Aim of the task -> Transcribe each line of the material as it is, and drop any picture.

(Records with drawing code)
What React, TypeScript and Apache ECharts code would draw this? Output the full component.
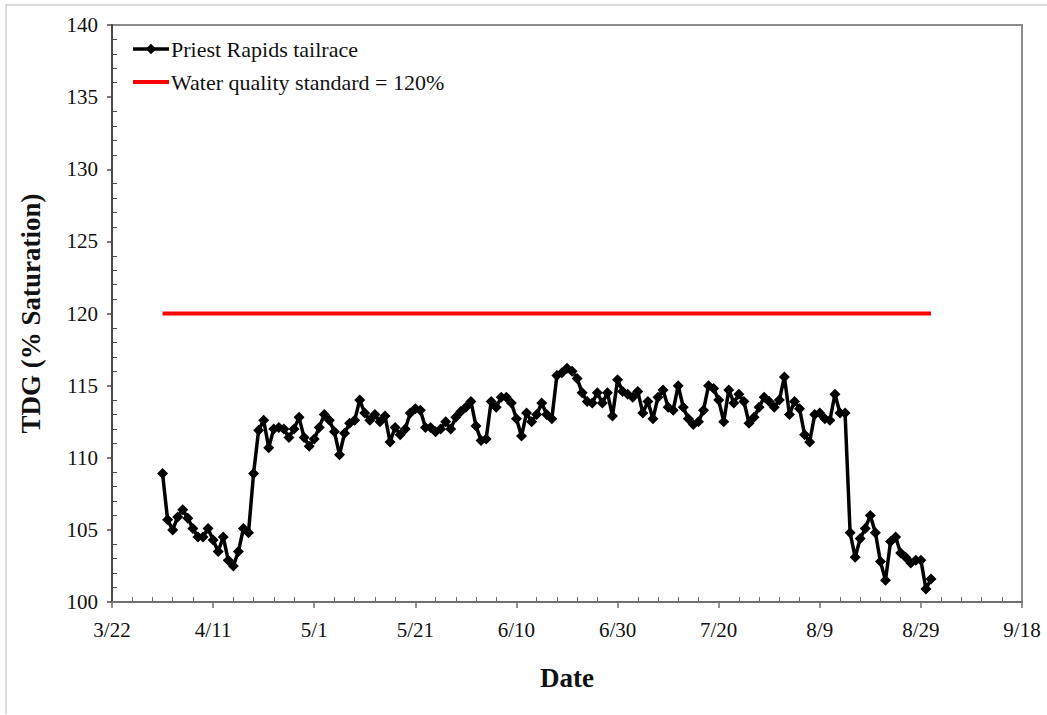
import React, { useEffect, useRef } from "react";
import * as echarts from "echarts";

// x is counted in days after 3/22
const axisStart = { month: 3, day: 22 };
const xMin = 0;
const xMax = 180;
const xStep = 20;
const yMin = 100;
const yMax = 140;
const yStep = 5;

// Daily TDG, 4/1 through 8/31 (4/1 = day 10)
const firstDay = 10;
const tdg = [
  108.9, 105.7, 105.0, 105.9, 106.4, 105.8, 105.1, 104.5, 104.5, 105.1,
  104.3, 103.5, 104.5, 102.9, 102.5, 103.5, 105.1, 104.8, 108.9, 111.9,
  112.6, 110.7, 112.0, 112.1, 112.0, 111.4, 112.0, 112.8, 111.4, 110.8,
  111.3, 112.1, 113.0, 112.6, 111.8, 110.2, 111.7, 112.4, 112.6, 114.0,
  113.1, 112.6, 113.0, 112.5, 112.9, 111.1, 112.1, 111.6, 112.0, 113.1,
  113.4, 113.3, 112.1, 112.1, 111.8, 112.0, 112.5, 112.0, 112.8, 113.2,
  113.5, 113.9, 112.2, 111.2, 111.3, 113.9, 113.5, 114.2, 114.2, 113.8,
  112.7, 111.5, 113.1, 112.5, 113.0, 113.8, 113.0, 112.7, 115.7, 115.9,
  116.2, 116.0, 115.5, 114.5, 113.9, 113.8, 114.5, 113.8, 114.5, 112.9,
  115.4, 114.6, 114.4, 114.2, 114.6, 113.1, 113.9, 112.7, 114.2, 114.7,
  113.5, 113.3, 115.0, 113.5, 112.7, 112.3, 112.5, 113.3, 115.0, 114.8,
  114.0, 112.5, 114.7, 113.8, 114.4, 113.9, 112.4, 112.8, 113.5, 114.2,
  113.9, 113.5, 114.0, 115.6, 113.0, 113.9, 113.4, 111.6, 111.1, 113.0,
  113.1, 112.7, 112.6, 114.4, 113.1, 113.1, 104.8, 103.1, 104.4, 105.1,
  106.0, 104.8, 102.8, 101.5, 104.2, 104.5, 103.4, 103.1, 102.7, 102.9,
  102.9, 100.9, 101.6,
];

const standardLevel = 120;
const standardStartDay = 10; // 4/1
const standardEndDay = 162; // 8/31

const seriesNames = ["Priest Rapids tailrace", "Water quality standard = 120%"];
const xTitle = "Date";
const yTitle = "TDG (% Saturation)";

const FONT = "'Liberation Serif', 'Times New Roman', serif";

function dayLabel(v: number): string {
  const base = Date.UTC(2011, axisStart.month - 1, axisStart.day);
  const d = new Date(base + Math.round(v) * 86400000);
  return `${d.getUTCMonth() + 1}/${d.getUTCDate()}`;
}

export default function App() {
  const ref = useRef<HTMLDivElement>(null);

  useEffect(() => {
    if (!ref.current) return;
    const chart = echarts.init(ref.current, undefined, { renderer: "svg" });

    const lineData = tdg.map((v, i) => [firstDay + i, v]);
    const stdData = [
      [standardStartDay, standardLevel],
      [standardEndDay, standardLevel],
    ];

    chart.setOption({
      animation: false,
      backgroundColor: "#ffffff",
      textStyle: { fontFamily: FONT },
      grid: {
        left: 112,
        right: 25,
        top: 25,
        bottom: 113,
        show: true,
        borderColor: "#8c8c8c",
        borderWidth: 2,
        backgroundColor: "transparent",
      },
      legend: {
        orient: "vertical",
        left: 126,
        top: 33,
        itemGap: 11,
        itemWidth: 36,
        itemHeight: 13,
        textStyle: { fontFamily: FONT, fontSize: 22, color: "#111", padding: [0, 0, 0, -3] },
        data: [
          { name: seriesNames[0], lineStyle: { width: 3.5 } },
          { name: seriesNames[1], itemStyle: { opacity: 0 }, lineStyle: { width: 4 } },
        ],
      },
      xAxis: [
        {
          type: "value",
          min: xMin,
          max: xMax,
          interval: xStep,
          name: xTitle,
          nameLocation: "middle",
          nameGap: 62,
          nameTextStyle: {
            fontFamily: FONT,
            fontSize: 27,
            fontWeight: "bold",
            color: "#111",
          },
          axisLine: { show: true, lineStyle: { color: "#6f6f6f", width: 2 } },
          axisTick: { show: true, length: 6, lineStyle: { color: "#6f6f6f", width: 1.5 } },
          axisLabel: {
            formatter: (v: number) => dayLabel(v),
            fontFamily: FONT,
            fontSize: 21,
            color: "#111",
            margin: 17,
            showMinLabel: true,
            showMaxLabel: true,
          },
          splitLine: { show: false },
        },
        {
          type: "value",
          min: xMin,
          max: xMax,
          interval: xStep,
          position: "bottom",
          axisLine: { show: false },
          axisTick: { show: false, inside: true },
          minorTick: { show: true, splitNumber: 5, length: 5, lineStyle: { color: "#6f6f6f", width: 1 } },
          axisLabel: { show: false },
          splitLine: { show: false },
        },
      ],
      yAxis: [
        {
          type: "value",
          min: yMin,
          max: yMax,
          interval: yStep,
          name: yTitle,
          nameLocation: "middle",
          nameGap: 68,
          nameRotate: 90,
          nameTextStyle: {
            fontFamily: FONT,
            fontSize: 27,
            fontWeight: "bold",
            color: "#111",
          },
          axisLine: { show: true, lineStyle: { color: "#4a4a4a", width: 2 } },
          axisTick: { show: true, length: 5, lineStyle: { color: "#4a4a4a", width: 1.5 } },
          axisLabel: {
            fontFamily: FONT,
            fontSize: 21,
            color: "#111",
            margin: 14,
          },
          splitLine: { show: false },
        },
        {
          type: "value",
          min: yMin,
          max: yMax,
          interval: yStep,
          position: "left",
          axisLine: { show: false },
          axisTick: { show: false, inside: true },
          minorTick: { show: true, splitNumber: 5, length: 5, lineStyle: { color: "#4a4a4a", width: 1 } },
          axisLabel: { show: false },
          splitLine: { show: false },
        },
      ],
      series: [
        {
          name: seriesNames[0],
          type: "line",
          xAxisIndex: 0,
          yAxisIndex: 0,
          data: lineData,
          symbol: "diamond",
          symbolSize: 11,
          showAllSymbol: true,
          lineStyle: { color: "#000000", width: 3.5 },
          itemStyle: { color: "#000000" },
          z: 3,
        },
        {
          name: seriesNames[1],
          type: "line",
          xAxisIndex: 0,
          yAxisIndex: 0,
          data: stdData,
          symbol: "none",
          lineStyle: { color: "#ff0000", width: 4 },
          itemStyle: { color: "#ff0000" },
          z: 2,
        },
      ],
      graphic: [
        {
          type: "polyline",
          silent: true,
          shape: { points: [[6, 714], [6, 5], [1047, 5]] },
          style: { stroke: "#d0d0d0", lineWidth: 1.5, fill: "none" },
        },
      ],
    });

    return () => chart.dispose();
  }, []);

  return (
    <div
      ref={ref}
      style={{ position: "fixed", left: 0, top: 0, width: 1047, height: 715, background: "#fff" }}
    />
  );
}
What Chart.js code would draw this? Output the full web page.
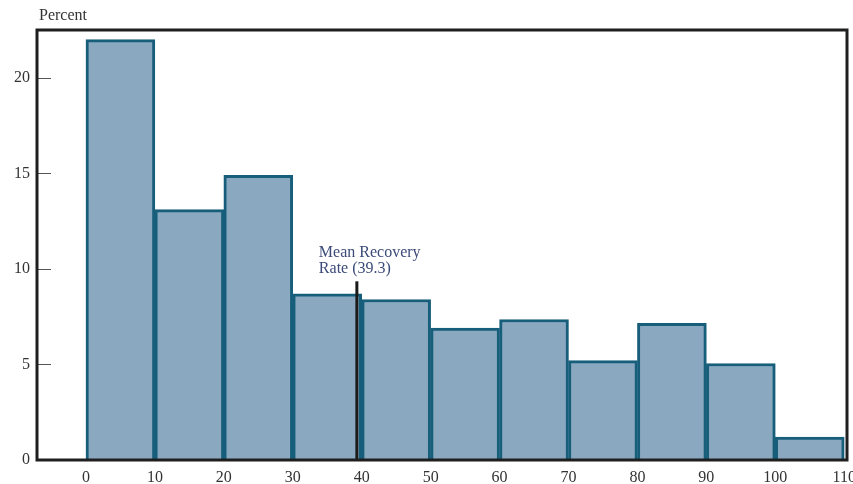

Output ->
What React, TypeScript and Apache ECharts code would draw this? Output the full component.
import React, { useEffect, useRef } from "react";
import * as echarts from "echarts";

// x is counted in days after 3/22
const axisStart = { month: 3, day: 22 };
const xMin = 0;
const xMax = 180;
const xStep = 20;
const yMin = 100;
const yMax = 140;
const yStep = 5;

// Daily TDG, 4/1 through 8/31 (4/1 = day 10)
const firstDay = 10;
const tdg = [
  108.9, 105.7, 105.0, 105.9, 106.4, 105.8, 105.1, 104.5, 104.5, 105.1,
  104.3, 103.5, 104.5, 102.9, 102.5, 103.5, 105.1, 104.8, 108.9, 111.9,
  112.6, 110.7, 112.0, 112.1, 112.0, 111.4, 112.0, 112.8, 111.4, 110.8,
  111.3, 112.1, 113.0, 112.6, 111.8, 110.2, 111.7, 112.4, 112.6, 114.0,
  113.1, 112.6, 113.0, 112.5, 112.9, 111.1, 112.1, 111.6, 112.0, 113.1,
  113.4, 113.3, 112.1, 112.1, 111.8, 112.0, 112.5, 112.0, 112.8, 113.2,
  113.5, 113.9, 112.2, 111.2, 111.3, 113.9, 113.5, 114.2, 114.2, 113.8,
  112.7, 111.5, 113.1, 112.5, 113.0, 113.8, 113.0, 112.7, 115.7, 115.9,
  116.2, 116.0, 115.5, 114.5, 113.9, 113.8, 114.5, 113.8, 114.5, 112.9,
  115.4, 114.6, 114.4, 114.2, 114.6, 113.1, 113.9, 112.7, 114.2, 114.7,
  113.5, 113.3, 115.0, 113.5, 112.7, 112.3, 112.5, 113.3, 115.0, 114.8,
  114.0, 112.5, 114.7, 113.8, 114.4, 113.9, 112.4, 112.8, 113.5, 114.2,
  113.9, 113.5, 114.0, 115.6, 113.0, 113.9, 113.4, 111.6, 111.1, 113.0,
  113.1, 112.7, 112.6, 114.4, 113.1, 113.1, 104.8, 103.1, 104.4, 105.1,
  106.0, 104.8, 102.8, 101.5, 104.2, 104.5, 103.4, 103.1, 102.7, 102.9,
  102.9, 100.9, 101.6,
];

const standardLevel = 120;
const standardStartDay = 10; // 4/1
const standardEndDay = 162; // 8/31

const seriesNames = ["Priest Rapids tailrace", "Water quality standard = 120%"];
const xTitle = "Date";
const yTitle = "TDG (% Saturation)";

const FONT = "'Liberation Serif', 'Times New Roman', serif";

function dayLabel(v: number): string {
  const base = Date.UTC(2011, axisStart.month - 1, axisStart.day);
  const d = new Date(base + Math.round(v) * 86400000);
  return `${d.getUTCMonth() + 1}/${d.getUTCDate()}`;
}

export default function App() {
  const ref = useRef<HTMLDivElement>(null);

  useEffect(() => {
    if (!ref.current) return;
    const chart = echarts.init(ref.current, undefined, { renderer: "svg" });

    const lineData = tdg.map((v, i) => [firstDay + i, v]);
    const stdData = [
      [standardStartDay, standardLevel],
      [standardEndDay, standardLevel],
    ];

    chart.setOption({
      animation: false,
      backgroundColor: "#ffffff",
      textStyle: { fontFamily: FONT },
      grid: {
        left: 112,
        right: 25,
        top: 25,
        bottom: 113,
        show: true,
        borderColor: "#8c8c8c",
        borderWidth: 2,
        backgroundColor: "transparent",
      },
      legend: {
        orient: "vertical",
        left: 126,
        top: 33,
        itemGap: 11,
        itemWidth: 36,
        itemHeight: 13,
        textStyle: { fontFamily: FONT, fontSize: 22, color: "#111", padding: [0, 0, 0, -3] },
        data: [
          { name: seriesNames[0], lineStyle: { width: 3.5 } },
          { name: seriesNames[1], itemStyle: { opacity: 0 }, lineStyle: { width: 4 } },
        ],
      },
      xAxis: [
        {
          type: "value",
          min: xMin,
          max: xMax,
          interval: xStep,
          name: xTitle,
          nameLocation: "middle",
          nameGap: 62,
          nameTextStyle: {
            fontFamily: FONT,
            fontSize: 27,
            fontWeight: "bold",
            color: "#111",
          },
          axisLine: { show: true, lineStyle: { color: "#6f6f6f", width: 2 } },
          axisTick: { show: true, length: 6, lineStyle: { color: "#6f6f6f", width: 1.5 } },
          axisLabel: {
            formatter: (v: number) => dayLabel(v),
            fontFamily: FONT,
            fontSize: 21,
            color: "#111",
            margin: 17,
            showMinLabel: true,
            showMaxLabel: true,
          },
          splitLine: { show: false },
        },
        {
          type: "value",
          min: xMin,
          max: xMax,
          interval: xStep,
          position: "bottom",
          axisLine: { show: false },
          axisTick: { show: false, inside: true },
          minorTick: { show: true, splitNumber: 5, length: 5, lineStyle: { color: "#6f6f6f", width: 1 } },
          axisLabel: { show: false },
          splitLine: { show: false },
        },
      ],
      yAxis: [
        {
          type: "value",
          min: yMin,
          max: yMax,
          interval: yStep,
          name: yTitle,
          nameLocation: "middle",
          nameGap: 68,
          nameRotate: 90,
          nameTextStyle: {
            fontFamily: FONT,
            fontSize: 27,
            fontWeight: "bold",
            color: "#111",
          },
          axisLine: { show: true, lineStyle: { color: "#4a4a4a", width: 2 } },
          axisTick: { show: true, length: 5, lineStyle: { color: "#4a4a4a", width: 1.5 } },
          axisLabel: {
            fontFamily: FONT,
            fontSize: 21,
            color: "#111",
            margin: 14,
          },
          splitLine: { show: false },
        },
        {
          type: "value",
          min: yMin,
          max: yMax,
          interval: yStep,
          position: "left",
          axisLine: { show: false },
          axisTick: { show: false, inside: true },
          minorTick: { show: true, splitNumber: 5, length: 5, lineStyle: { color: "#4a4a4a", width: 1 } },
          axisLabel: { show: false },
          splitLine: { show: false },
        },
      ],
      series: [
        {
          name: seriesNames[0],
          type: "line",
          xAxisIndex: 0,
          yAxisIndex: 0,
          data: lineData,
          symbol: "diamond",
          symbolSize: 11,
          showAllSymbol: true,
          lineStyle: { color: "#000000", width: 3.5 },
          itemStyle: { color: "#000000" },
          z: 3,
        },
        {
          name: seriesNames[1],
          type: "line",
          xAxisIndex: 0,
          yAxisIndex: 0,
          data: stdData,
          symbol: "none",
          lineStyle: { color: "#ff0000", width: 4 },
          itemStyle: { color: "#ff0000" },
          z: 2,
        },
      ],
      graphic: [
        {
          type: "polyline",
          silent: true,
          shape: { points: [[6, 714], [6, 5], [1047, 5]] },
          style: { stroke: "#d0d0d0", lineWidth: 1.5, fill: "none" },
        },
      ],
    });

    return () => chart.dispose();
  }, []);

  return (
    <div
      ref={ref}
      style={{ position: "fixed", left: 0, top: 0, width: 1047, height: 715, background: "#fff" }}
    />
  );
}
What Chart.js code would draw this? Output the full web page.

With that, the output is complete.